(What is needed) Select lines where the word "with" appears.
* start *
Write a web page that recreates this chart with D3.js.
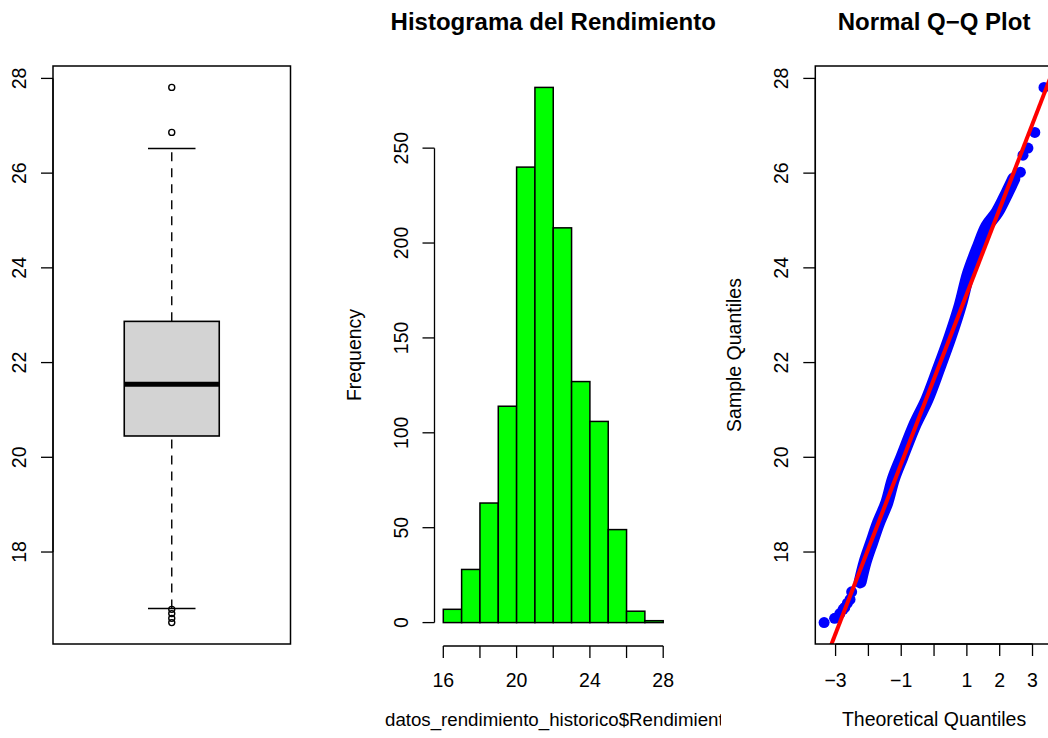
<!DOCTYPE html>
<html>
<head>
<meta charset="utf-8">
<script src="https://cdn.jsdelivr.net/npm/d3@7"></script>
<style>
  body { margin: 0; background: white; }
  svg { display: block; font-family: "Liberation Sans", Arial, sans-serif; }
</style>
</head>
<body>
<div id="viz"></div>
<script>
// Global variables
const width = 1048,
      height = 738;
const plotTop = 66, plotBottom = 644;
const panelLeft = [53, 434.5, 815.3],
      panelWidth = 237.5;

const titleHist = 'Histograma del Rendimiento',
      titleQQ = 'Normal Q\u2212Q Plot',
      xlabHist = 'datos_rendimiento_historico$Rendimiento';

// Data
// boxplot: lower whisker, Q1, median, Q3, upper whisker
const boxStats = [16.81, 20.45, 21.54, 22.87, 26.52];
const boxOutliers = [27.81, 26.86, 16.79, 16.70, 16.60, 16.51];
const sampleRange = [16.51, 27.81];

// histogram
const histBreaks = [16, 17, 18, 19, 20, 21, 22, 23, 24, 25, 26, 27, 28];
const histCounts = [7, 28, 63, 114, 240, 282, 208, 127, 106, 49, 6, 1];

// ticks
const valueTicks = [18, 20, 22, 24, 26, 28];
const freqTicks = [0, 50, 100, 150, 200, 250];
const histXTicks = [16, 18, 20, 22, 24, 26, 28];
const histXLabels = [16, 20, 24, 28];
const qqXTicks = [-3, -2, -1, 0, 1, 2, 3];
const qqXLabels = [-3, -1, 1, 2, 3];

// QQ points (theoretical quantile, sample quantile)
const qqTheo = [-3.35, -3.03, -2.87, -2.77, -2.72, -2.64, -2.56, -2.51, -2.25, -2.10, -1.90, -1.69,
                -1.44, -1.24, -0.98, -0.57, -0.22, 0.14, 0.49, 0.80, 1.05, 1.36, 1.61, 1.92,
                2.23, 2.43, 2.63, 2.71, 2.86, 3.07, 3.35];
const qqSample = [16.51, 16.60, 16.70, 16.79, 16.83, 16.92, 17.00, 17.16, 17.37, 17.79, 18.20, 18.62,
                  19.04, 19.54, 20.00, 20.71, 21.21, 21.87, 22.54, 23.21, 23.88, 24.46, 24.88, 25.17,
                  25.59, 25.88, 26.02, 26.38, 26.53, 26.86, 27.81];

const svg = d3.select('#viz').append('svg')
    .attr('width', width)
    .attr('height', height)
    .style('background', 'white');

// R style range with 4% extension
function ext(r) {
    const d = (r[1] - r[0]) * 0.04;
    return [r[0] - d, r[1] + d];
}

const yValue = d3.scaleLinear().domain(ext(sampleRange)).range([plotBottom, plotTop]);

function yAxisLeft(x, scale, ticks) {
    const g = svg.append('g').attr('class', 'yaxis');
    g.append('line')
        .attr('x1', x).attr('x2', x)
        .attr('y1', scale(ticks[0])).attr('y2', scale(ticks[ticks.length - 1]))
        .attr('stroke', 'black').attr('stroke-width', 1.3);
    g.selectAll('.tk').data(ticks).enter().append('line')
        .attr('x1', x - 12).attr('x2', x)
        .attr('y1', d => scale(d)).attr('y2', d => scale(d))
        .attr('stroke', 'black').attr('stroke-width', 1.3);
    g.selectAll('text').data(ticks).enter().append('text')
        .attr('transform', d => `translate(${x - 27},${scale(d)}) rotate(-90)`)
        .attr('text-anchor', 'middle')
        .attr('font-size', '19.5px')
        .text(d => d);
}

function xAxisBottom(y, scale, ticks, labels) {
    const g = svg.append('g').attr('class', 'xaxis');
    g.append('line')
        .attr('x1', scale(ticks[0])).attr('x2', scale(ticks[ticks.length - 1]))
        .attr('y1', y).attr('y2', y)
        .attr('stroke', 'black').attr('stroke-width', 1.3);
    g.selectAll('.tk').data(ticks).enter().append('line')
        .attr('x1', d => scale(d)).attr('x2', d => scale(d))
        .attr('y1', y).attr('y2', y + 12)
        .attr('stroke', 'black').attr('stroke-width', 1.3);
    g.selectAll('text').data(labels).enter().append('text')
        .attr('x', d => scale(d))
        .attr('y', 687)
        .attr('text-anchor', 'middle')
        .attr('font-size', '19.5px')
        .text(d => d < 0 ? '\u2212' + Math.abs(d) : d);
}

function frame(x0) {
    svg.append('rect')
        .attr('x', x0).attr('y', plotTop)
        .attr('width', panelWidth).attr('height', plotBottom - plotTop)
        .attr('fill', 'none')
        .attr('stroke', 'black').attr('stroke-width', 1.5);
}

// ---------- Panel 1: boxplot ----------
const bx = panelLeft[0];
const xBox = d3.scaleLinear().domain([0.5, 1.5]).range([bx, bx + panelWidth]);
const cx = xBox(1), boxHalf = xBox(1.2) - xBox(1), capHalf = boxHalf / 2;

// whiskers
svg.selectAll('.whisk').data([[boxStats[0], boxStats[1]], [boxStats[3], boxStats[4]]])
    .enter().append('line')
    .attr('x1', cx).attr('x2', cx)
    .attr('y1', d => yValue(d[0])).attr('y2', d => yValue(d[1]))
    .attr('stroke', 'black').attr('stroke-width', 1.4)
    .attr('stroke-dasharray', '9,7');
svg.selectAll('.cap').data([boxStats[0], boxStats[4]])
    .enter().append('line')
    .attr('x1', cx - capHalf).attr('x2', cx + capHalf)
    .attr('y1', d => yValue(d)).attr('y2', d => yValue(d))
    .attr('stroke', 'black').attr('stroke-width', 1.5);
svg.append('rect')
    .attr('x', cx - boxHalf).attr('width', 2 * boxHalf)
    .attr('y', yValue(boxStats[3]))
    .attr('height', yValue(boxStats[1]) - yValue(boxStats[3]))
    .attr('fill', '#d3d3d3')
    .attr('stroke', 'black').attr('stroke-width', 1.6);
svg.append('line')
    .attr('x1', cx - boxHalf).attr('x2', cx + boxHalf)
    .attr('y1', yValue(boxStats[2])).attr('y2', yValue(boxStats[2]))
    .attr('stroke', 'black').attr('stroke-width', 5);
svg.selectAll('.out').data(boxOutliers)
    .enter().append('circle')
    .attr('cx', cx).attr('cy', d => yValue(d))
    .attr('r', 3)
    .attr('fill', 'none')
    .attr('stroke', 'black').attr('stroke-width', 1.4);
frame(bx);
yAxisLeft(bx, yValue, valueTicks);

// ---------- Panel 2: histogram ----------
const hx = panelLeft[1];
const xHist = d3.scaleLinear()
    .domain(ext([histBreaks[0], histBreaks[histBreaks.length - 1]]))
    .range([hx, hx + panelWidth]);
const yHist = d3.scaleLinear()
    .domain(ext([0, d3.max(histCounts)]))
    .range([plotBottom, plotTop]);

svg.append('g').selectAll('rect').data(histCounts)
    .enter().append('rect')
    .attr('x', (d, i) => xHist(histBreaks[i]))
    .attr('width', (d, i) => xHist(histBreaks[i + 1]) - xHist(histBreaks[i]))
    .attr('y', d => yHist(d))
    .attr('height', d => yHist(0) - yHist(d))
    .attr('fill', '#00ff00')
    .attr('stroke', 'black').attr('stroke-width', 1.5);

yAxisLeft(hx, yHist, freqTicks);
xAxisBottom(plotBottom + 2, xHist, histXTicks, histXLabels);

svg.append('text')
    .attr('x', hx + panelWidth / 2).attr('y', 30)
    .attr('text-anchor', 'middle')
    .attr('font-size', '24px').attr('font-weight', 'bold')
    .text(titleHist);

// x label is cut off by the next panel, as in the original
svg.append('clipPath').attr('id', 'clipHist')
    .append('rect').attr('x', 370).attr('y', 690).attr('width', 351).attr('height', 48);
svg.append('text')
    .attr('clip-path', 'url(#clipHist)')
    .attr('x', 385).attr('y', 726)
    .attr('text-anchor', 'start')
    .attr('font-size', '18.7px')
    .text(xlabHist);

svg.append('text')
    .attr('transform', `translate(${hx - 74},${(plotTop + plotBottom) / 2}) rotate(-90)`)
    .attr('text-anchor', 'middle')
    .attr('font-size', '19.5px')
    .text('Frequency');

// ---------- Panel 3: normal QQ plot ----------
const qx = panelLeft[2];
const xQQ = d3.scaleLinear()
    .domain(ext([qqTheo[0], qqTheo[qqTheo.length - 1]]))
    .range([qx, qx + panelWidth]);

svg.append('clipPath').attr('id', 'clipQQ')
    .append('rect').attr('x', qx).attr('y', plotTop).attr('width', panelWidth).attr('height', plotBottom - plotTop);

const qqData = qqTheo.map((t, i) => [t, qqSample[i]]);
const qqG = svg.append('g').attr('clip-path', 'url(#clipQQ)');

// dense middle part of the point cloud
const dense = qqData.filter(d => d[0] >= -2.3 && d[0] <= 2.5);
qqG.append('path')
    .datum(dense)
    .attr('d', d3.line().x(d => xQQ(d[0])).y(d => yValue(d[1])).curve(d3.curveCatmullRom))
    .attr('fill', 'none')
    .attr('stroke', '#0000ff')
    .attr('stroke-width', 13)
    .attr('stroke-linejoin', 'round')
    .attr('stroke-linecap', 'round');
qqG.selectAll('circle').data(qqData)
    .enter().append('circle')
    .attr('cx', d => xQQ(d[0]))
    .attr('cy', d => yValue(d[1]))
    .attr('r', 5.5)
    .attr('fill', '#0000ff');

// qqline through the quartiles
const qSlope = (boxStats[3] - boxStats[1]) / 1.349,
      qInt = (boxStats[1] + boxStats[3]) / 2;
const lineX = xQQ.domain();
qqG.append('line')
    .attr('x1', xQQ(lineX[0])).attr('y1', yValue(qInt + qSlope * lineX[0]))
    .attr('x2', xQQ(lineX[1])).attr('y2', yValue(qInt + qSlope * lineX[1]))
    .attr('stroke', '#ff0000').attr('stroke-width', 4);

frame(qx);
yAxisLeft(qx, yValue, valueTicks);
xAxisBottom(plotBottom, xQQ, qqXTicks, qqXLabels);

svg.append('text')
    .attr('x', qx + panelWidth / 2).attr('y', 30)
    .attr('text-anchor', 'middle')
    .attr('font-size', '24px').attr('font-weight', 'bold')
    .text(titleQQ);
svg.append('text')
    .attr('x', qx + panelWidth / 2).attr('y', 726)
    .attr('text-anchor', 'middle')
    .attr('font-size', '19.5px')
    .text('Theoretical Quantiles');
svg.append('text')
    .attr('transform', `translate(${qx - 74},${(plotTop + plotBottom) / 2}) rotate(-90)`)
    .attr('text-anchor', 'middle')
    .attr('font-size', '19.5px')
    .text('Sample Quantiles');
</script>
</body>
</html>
* end *
(The response)
Write a web page that recreates this chart with D3.js.
// R style range with 4% extension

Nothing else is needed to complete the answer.